Have you tried that? It works.
def myfunction(data):
datalen = len(data)
result1 = data[:datalen/2]
result2 = data[datalen/2:]
return result1, result2
a, b = myfunction('stuff')
print a
print b
c = myfunction('other stuff')
print c
In fact there is no such thing as "return signature". All functions return a single object. It seems that you are returning more than one, but in fact you wrap them into a container tuple object.
Yes it's doable:
def a(b):
if b < 5:
return ("o", "k")
else:
return "ko"
and the result:
>>> b = a(4)
>>> b
('o', 'k')
>>> b = a(6)
>>> b
'ko'
I think the thing after is to be careful when you will use the values returned...
>>> def func(a,b):
return (a,b)
>>> x = func(1,2)
>>> x
(1, 2)
>>> (y,z) = func(1,2)
>>> y
1
>>> z
2
That doesn't really answer your question. The real answer is that the left side of the assignment doesn't affect the returned type of the function and can't be used to distinguish between functions with different return types. As noted in other answers, the function can return different types from different return statements but it doesn't know what's on the other side of the equals sign.
In the case of this function, it returns a tuple. If you assign it to x, x has the value of the tuple. (y, z) on the left side of the assignment is "tuple unpacking". The tuple returned by func() is unpacked into y and z.
Update:
Given the example use case, I'd write different generators to handle the cases:
class Something(object):
def __init__(self):
self.d = {'a' : 1,
'b' : 2,
'c' : 3}
def items(self):
for i in self.d.values():
yield i
def items_keys(self):
for k,i in self.d.items():
yield i,k
something = Something()
for item in something.items():
....: print item
....:
1
3
2
for item,key in something.items_keys():
....: print key, " : ", item
....:
a : 1
b : 2
c : 3
Or
You can return a tuple:
In [1]: def func(n):
...: return (n, n+1)
...:
In [2]: a,b = func(1)
In [3]: a
Out[3]: 1
In [4]: b
Out[4]: 2
In [5]: x = func(1)
In [6]: x
Out[6]: (1, 2)
Yes, both would work. In the first example, val1 and val2 would have the two values. In the second example, val would have a tuple. You can try this in your python interpreter:
>>> def foo():
... return ( 1, 2 )
...
>>> x = foo()
>>> (y,z) = foo()
>>> x
(1, 2)
>>> y
1
>>> z
2
It's possible only if you're happy for val to be a 2-item tuple (or if args need not be the same in the two cases). The former is what would happen if the function just ended with something like return 23, 45. Here's an example of the latter idea:
def weirdfunc(how_many_returns):
assert 1 <= how_many_returns <= 4
return 'fee fie foo fum'.split()[:how_many_returns]

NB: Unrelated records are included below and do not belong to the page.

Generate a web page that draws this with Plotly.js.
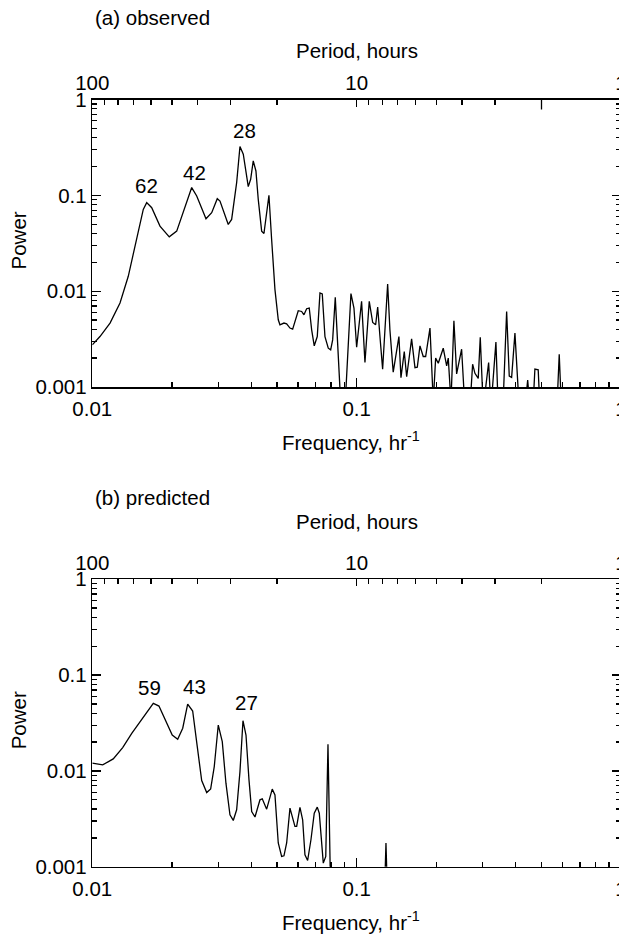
<!DOCTYPE html>
<html>
<head>
<meta charset="utf-8">
<script src="https://cdn.plot.ly/plotly-3.0.1.min.js"></script>
<style>
html,body{margin:0;padding:0;overflow:hidden;background:#fff;width:619px;height:936px}
#chart{width:640px;height:936px}
</style>
</head>
<body>
<div id="chart"></div>
<script>
// ---------- data ----------
var obsFreq = [0.0100,0.01069,0.01167,0.01273,0.01368,0.01429,0.01493,0.01559,0.01606,0.01678,
  0.01803,0.01955,0.02086,0.02242,0.02377,0.02483,0.02692,0.02829,0.02970,0.03041,
  0.03268,0.03366,0.03516,0.03619,0.03725,0.0389,0.03972,0.04063,0.04159,0.04244,
  0.04372,0.04460,0.04566,0.04658,0.04769,0.04909,0.05052,0.05127,0.05309,0.05435,
  0.05594,0.05727,0.06013,0.06194,0.06319,0.06469,0.06617,0.06758,0.06912,0.07096,
  0.07265,0.07412,0.07588,0.07810,0.07975,0.08114,0.08301,0.08446,0.08723,0.09031,
  0.09515,0.09768,0.1000,0.1044,0.1075,0.1116,0.1150,0.1180,0.1201,0.1225,
  0.1254,0.1310,0.1336,0.1375,0.1445,0.1471,0.1514,0.1546,0.1614,0.1662,
  0.1696,0.1736,0.1786,0.1824,0.1894,0.1949,0.1990,0.2036,0.2126,0.2190,
  0.2221,0.2274,0.2333,0.2389,0.2495,0.2568,0.2682,0.2746,0.2802,0.2884,
  0.2935,0.3012,0.3157,0.3221,0.3364,0.3432,0.3575,0.3693,0.3778,0.3857,
  0.3970,0.4121,0.4331,0.4436,0.4526,0.4643,0.4724,0.4862,0.4935,0.5723,
  0.5839,0.5952];
var obsPower = [0.00275,0.00336,0.00465,0.00752,0.0143,0.0251,0.0441,0.0713,0.0839,0.0743,
  0.0477,0.0369,0.0423,0.0773,0.1205,0.0984,0.057,0.0659,0.0923,0.0871,
  0.0497,0.0561,0.1358,0.3236,0.2687,0.1233,0.147,0.2286,0.1796,0.0908,
  0.0423,0.040,0.0659,0.100,0.0346,0.01037,0.00503,0.00446,0.00465,0.00457,
  0.00412,0.00402,0.00625,0.00614,0.00567,0.00656,0.00667,0.00395,0.00269,0.00336,
  0.00957,0.00935,0.00336,0.00254,0.00244,0.0031,0.00861,0.0031,0.0006,0.0006,
  0.00942,0.00667,0.0026,0.00782,0.0018,0.00782,0.00471,0.00446,0.00683,0.00336,
  0.00153,0.0119,0.00395,0.00143,0.00336,0.00125,0.00234,0.00128,0.00318,0.00159,
  0.00161,0.00269,0.00208,0.00208,0.00412,0.0007,0.0020,0.00177,0.00254,0.00166,
  0.0020,0.0007,0.00491,0.00137,0.00248,0.0006,0.0006,0.00173,0.00139,0.00123,
  0.00331,0.0006,0.0018,0.0006,0.00294,0.0006,0.0006,0.00614,0.0013,0.00126,
  0.00365,0.0006,0.0006,0.00118,0.0006,0.0006,0.00154,0.00151,0.0006,0.0006,
  0.0022,0.0006];

var predFreq = [0.0100,0.01095,0.0120,0.01303,0.0141,0.01515,0.01606,0.01701,0.01787,0.01884,
  0.02006,0.02104,0.02198,0.02295,0.02397,0.02495,0.02593,0.02709,0.02804,0.02893,
  0.02996,0.03102,0.03203,0.03317,0.03414,0.03516,0.03619,0.03715,0.03814,0.03915,
  0.04008,0.04125,0.04308,0.04395,0.04566,0.04794,0.04909,0.05052,0.05203,0.05309,
  0.05435,0.05594,0.05842,0.0593,0.06103,0.06248,0.06374,0.06525,0.06716,0.06912,
  0.07096,0.07222,0.07374,0.07478,0.07641,0.07790,0.07975,0.1274,0.1291,0.1308];
var predPower = [0.01203,0.01155,0.01334,0.0175,0.0247,0.0326,0.0415,0.0507,0.0475,0.034,
  0.0237,0.0214,0.0279,0.0499,0.0422,0.0179,0.00792,0.00594,0.00649,0.01109,
  0.0301,0.0202,0.00744,0.00348,0.00304,0.00393,0.00983,0.0334,0.0237,0.00806,
  0.00377,0.0033,0.00499,0.00511,0.00399,0.00645,0.00562,0.00177,0.00128,0.0013,
  0.00177,0.00409,0.00263,0.00263,0.00417,0.00309,0.00133,0.00116,0.00191,0.00362,
  0.00419,0.00362,0.0015,0.00109,0.00128,0.019,0.0005,0.0005,0.00177,0.0005];

var obsPeakLabels = ['62','42','28'];
var predPeakLabels = ['59','43','27'];

var freqTickVals = [0.01, 0.1, 1];
var freqTickText = ['0.01', '0.1', '1'];
var periodTickVals = [100, 10, 1];
var periodTickText = ['100', '10', '1'];
var powerTickVals = [0.001, 0.01, 0.1, 1];
var powerTickText = ['0.001', '0.01', '0.1', '1'];

var panelTitles = ['(a) observed', '(b) predicted'];
var topTitle = 'Period, hours';
var bottomTitle = 'Frequency, hr<sup>-1</sup>';
var leftTitle = 'Power';

// ---------- minor tick positions (2..9 within each decade) ----------
function minorVals(decades) {
  var out = [];
  decades.forEach(function (d) { for (var k = 2; k <= 9; k++) out.push(+(k * d).toPrecision(3)); });
  return out;
}
var freqMinor = minorVals([0.01, 0.1]);
var periodMinor = minorVals([1, 10]);
var powerMinor = minorVals([0.001, 0.01, 0.1]);

// ---------- layout geometry ----------
var W = 640, H = 936;
var FONT = 'Liberation Sans, Arial, Helvetica, sans-serif';
var xDom = [92.3 / W, 621 / W];
var yDomA = [(H - 387) / H, (H - 99.5) / H];
var yDomB = [(H - 866.7) / H, (H - 579.3) / H];

function baseAxis() {
  return {
    showline: true, linecolor: 'black', linewidth: 1.5,
    showgrid: false, zeroline: false, fixedrange: true,
    ticks: 'inside', tickwidth: 1.3, tickcolor: 'black',
    tickfont: { family: FONT, size: 20.5, color: 'black' },
    tickmode: 'array'
  };
}
function freqAxis(anchor) {
  var a = baseAxis();
  Object.assign(a, {
    type: 'log', range: [-2, 0], domain: xDom, anchor: anchor, side: 'bottom', mirror: false,
    ticklen: 9, tickvals: freqTickVals, ticktext: freqTickText, ticklabelstandoff: 3,
    minor: { tickmode: 'array', tickvals: freqMinor, ticks: 'inside', ticklen: 5, tickwidth: 1.3, tickcolor: 'black', showgrid: false }
  });
  return a;
}
function periodAxis(over, anchor) {
  var a = baseAxis();
  Object.assign(a, {
    type: 'log', range: [2, 0], overlaying: over, anchor: anchor, side: 'top', mirror: false,
    ticklen: 7, tickvals: periodTickVals, ticktext: periodTickText,
    minor: { tickmode: 'array', tickvals: periodMinor, ticks: 'inside', ticklen: 5, tickwidth: 1.3, tickcolor: 'black', showgrid: false }
  });
  return a;
}
function powerAxis(dom, anchor) {
  var a = baseAxis();
  Object.assign(a, {
    type: 'log', range: [-3, 0], domain: dom, anchor: anchor, side: 'left', mirror: 'ticks',
    ticklen: 9, tickvals: powerTickVals, ticktext: powerTickText,
    minor: { tickmode: 'array', tickvals: powerMinor, ticks: 'inside', ticklen: 5, tickwidth: 1.3, tickcolor: 'black', showgrid: false }
  });
  return a;
}

var lineStyle = { color: 'black', width: 1.3 };
var traces = [
  { x: obsFreq, y: obsPower, xaxis: 'x', yaxis: 'y', mode: 'lines', line: lineStyle, hoverinfo: 'skip', showlegend: false },
  { x: [], y: [], xaxis: 'x2', yaxis: 'y', mode: 'lines', hoverinfo: 'skip', showlegend: false },
  { x: predFreq, y: predPower, xaxis: 'x3', yaxis: 'y2', mode: 'lines', line: lineStyle, hoverinfo: 'skip', showlegend: false },
  { x: [], y: [], xaxis: 'x4', yaxis: 'y2', mode: 'lines', hoverinfo: 'skip', showlegend: false }
];

function ann(text, px, py, extra) {
  var a = {
    text: text, xref: 'paper', yref: 'paper', x: px / W, y: 1 - py / H,
    xanchor: 'center', yanchor: 'middle', showarrow: false,
    font: { family: FONT, size: 20.5, color: 'black' }
  };
  return Object.assign(a, extra || {});
}

var annotations = [
  ann(panelTitles[0], 93, 17, { xanchor: 'left' }),
  ann(topTitle, 356.7, 50),
  ann(bottomTitle, 351, 441),
  ann(leftTitle, 18.5, 241, { textangle: -90 }),
  ann(obsPeakLabels[0], 146.5, 186),
  ann(obsPeakLabels[1], 194.7, 172.5),
  ann(obsPeakLabels[2], 244.5, 131),

  ann(panelTitles[1], 93, 497, { xanchor: 'left' }),
  ann(topTitle, 356.7, 521.5),
  ann(bottomTitle, 351, 920.5),
  ann(leftTitle, 18.5, 720.8, { textangle: -90 }),
  ann(predPeakLabels[0], 149.7, 687.5),
  ann(predPeakLabels[1], 194.3, 686.5),
  ann(predPeakLabels[2], 246.3, 702.5)
];

var layout = {
  width: W, height: H,
  margin: { l: 0, r: 0, t: 0, b: 0, pad: 0 },
  paper_bgcolor: 'white', plot_bgcolor: 'white',
  showlegend: false,
  font: { family: FONT, size: 20.5, color: 'black' },
  xaxis: freqAxis('y'),
  xaxis2: periodAxis('x', 'y'),
  yaxis: powerAxis(yDomA, 'x'),
  xaxis3: freqAxis('y2'),
  xaxis4: periodAxis('x3', 'y2'),
  yaxis2: powerAxis(yDomB, 'x3'),
  annotations: annotations,
  shapes: [
    { type: 'line', xref: 'paper', yref: 'paper', x0: 541.5 / W, x1: 541.5 / W,
      y0: yDomA[1], y1: yDomA[1] - 10 / H, line: { color: 'black', width: 1.3 } }
  ]
};

Plotly.newPlot('chart', traces, layout, { staticPlot: true, displayModeBar: false });
</script>
</body>
</html>
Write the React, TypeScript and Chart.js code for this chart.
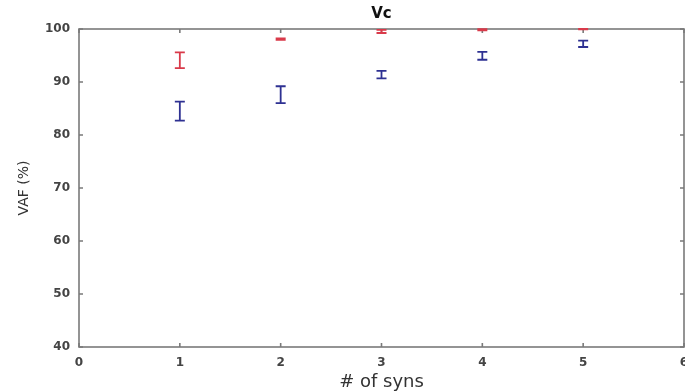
import React, { useEffect, useRef } from "react";
import { Chart, registerables } from "chart.js";

Chart.register(...registerables);

const categories = [1, 2, 3, 4, 5];
const redMeans = [94.1, 98.1, 99.55, 99.85, 99.97];
const redErrors = [1.5, 0.15, 0.3, 0.12, 0.05];
const blueMeans = [84.5, 87.6, 91.4, 94.95, 97.2];
const blueErrors = [1.8, 1.6, 0.7, 0.75, 0.6];
const xTicks = [0, 1, 2, 3, 4, 5, 6];
const yTicks = [40, 50, 60, 70, 80, 90, 100];

const RED = "#d93a4a";
const BLUE = "#2e3192";
const AXIS = "#7a7a7a";
const TEXT = "#444444";

const boxAndTicks = {
  id: "boxAndTicks",
  beforeDatasetsDraw(chart: any) {
    const { ctx, chartArea } = chart;
    const { left, right, top, bottom } = chartArea;
    const xs = chart.scales.x;
    const ys = chart.scales.y;
    ctx.save();
    ctx.strokeStyle = AXIS;
    ctx.lineWidth = 1.6;
    ctx.strokeRect(left, top, right - left, bottom - top);
    ctx.beginPath();
    const tl = 4;
    xTicks.forEach((v) => {
      const px = xs.getPixelForValue(v);
      ctx.moveTo(px, bottom);
      ctx.lineTo(px, bottom - tl);
      ctx.moveTo(px, top);
      ctx.lineTo(px, top + tl);
    });
    yTicks.forEach((v) => {
      const py = ys.getPixelForValue(v);
      ctx.moveTo(left, py);
      ctx.lineTo(left + tl, py);
      ctx.moveTo(right, py);
      ctx.lineTo(right - tl, py);
    });
    ctx.stroke();
    ctx.restore();
  },
};

const errorBars = {
  id: "errorBars",
  afterDatasetsDraw(chart: any) {
    const { ctx, chartArea } = chart;
    const xs = chart.scales.x;
    const ys = chart.scales.y;
    ctx.save();
    ctx.beginPath();
    ctx.rect(chartArea.left, chartArea.top - 1, chartArea.right - chartArea.left, chartArea.bottom - chartArea.top + 1);
    ctx.clip();
    chart.data.datasets.forEach((ds: any) => {
      ctx.strokeStyle = ds.borderColor;
      ctx.lineWidth = 1.8;
      ds.data.forEach((pt: any, i: number) => {
        const e = ds.errors[i];
        const px = xs.getPixelForValue(pt.x);
        const pt1 = ys.getPixelForValue(pt.y + e);
        const pt2 = ys.getPixelForValue(pt.y - e);
        const cap = 5;
        ctx.beginPath();
        ctx.moveTo(px, pt1);
        ctx.lineTo(px, pt2);
        ctx.moveTo(px - cap, pt1);
        ctx.lineTo(px + cap, pt1);
        ctx.moveTo(px - cap, pt2);
        ctx.lineTo(px + cap, pt2);
        ctx.stroke();
      });
    });
    ctx.restore();
  },
};

export default function App() {
  const ref = useRef<HTMLCanvasElement>(null);

  useEffect(() => {
    document.body.style.margin = "0";
    const canvas = ref.current;
    if (!canvas) return;
    const chart = new Chart(canvas, {
      type: "scatter",
      data: {
        datasets: [
          {
            label: "red",
            data: categories.map((c, i) => ({ x: c, y: redMeans[i] })),
            errors: redErrors,
            borderColor: RED,
            backgroundColor: RED,
            pointRadius: 0,
            showLine: false,
          } as any,
          {
            label: "blue",
            data: categories.map((c, i) => ({ x: c, y: blueMeans[i] })),
            errors: blueErrors,
            borderColor: BLUE,
            backgroundColor: BLUE,
            pointRadius: 0,
            showLine: false,
          } as any,
        ],
      },
      options: {
        responsive: false,
        animation: false,
        layout: { padding: { left: 0, right: 1, top: 0, bottom: 0 } },
        plugins: {
          legend: { display: false },
          tooltip: { enabled: false },
          title: {
            display: true,
            fullSize: false,
            text: "Vc",
            color: "#111",
            font: { family: "DejaVu Sans", size: 15, weight: "bold", lineHeight: 1.2 },
            padding: { top: 5, bottom: 6 },
          },
        },
        scales: {
          x: {
            type: "linear",
            min: 0,
            max: 6,
            afterBuildTicks: (s: any) => {
              s.ticks = xTicks.map((v) => ({ value: v }));
            },
            afterFit: (s: any) => {
              s.height = 45;
              s.paddingLeft = 0;
              s.paddingRight = 0;
            },
            grid: { display: false, drawTicks: false },
            border: { display: false },
            ticks: {
              color: TEXT,
              padding: 9,
              maxRotation: 0,
              font: { family: "DejaVu Sans", size: 12, weight: "bold" },
            },
            title: {
              display: true,
              text: "# of syns",
              color: "#333",
              font: { family: "DejaVu Sans", size: 18, lineHeight: 1 },
              padding: { top: 0, bottom: 1 },
            },
          },
          y: {
            type: "linear",
            min: 40,
            max: 100,
            afterBuildTicks: (s: any) => {
              s.ticks = yTicks.map((v) => ({ value: v }));
            },
            afterFit: (s: any) => {
              s.width = 79;
            },
            grid: { display: false, drawTicks: false },
            border: { display: false },
            ticks: {
              color: TEXT,
              padding: 9,
              font: { family: "DejaVu Sans", size: 12, weight: "bold" },
            },
            title: {
              display: true,
              text: "VAF (%)",
              color: "#333",
              font: { family: "DejaVu Sans", size: 14, lineHeight: 1.2 },
              padding: { top: 16, bottom: 0 },
            },
          },
        },
      },
      plugins: [boxAndTicks, errorBars],
    });
    return () => chart.destroy();
  }, []);

  return (
    <div style={{ width: 685, height: 392 }}>
      <canvas ref={ref} width={685} height={392} />
    </div>
  );
}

var1, var2 = weirdfunc(2) # var1 gets 'fee', var2 gets 'fie'
var, = weirdfunc(1) # var gets 'fee'
This is asking for major confusion. Instead you can follow dict with separate keys, values, items, etc. methods, or you can use a convention of naming unused variables with a single underscore. Examples:
for k in mydict.keys(): pass
for k, v in mydict.items(): pass
for a, b in myobj.foo(): pass
for a, _ in myobj.foo(): pass
for _, b in myobj.foo(): pass
for _, _, _, d in [("even", "multiple", "underscores", "works")]:
print(d)
for item in something: # or something.keys(), etc.
do_item(item)
for item, key in something.items():
do_more(key, item)
If this doesn't fit your function, you should refactor it as two or more functions, because it's clearly trying to fulfill two or more different goals.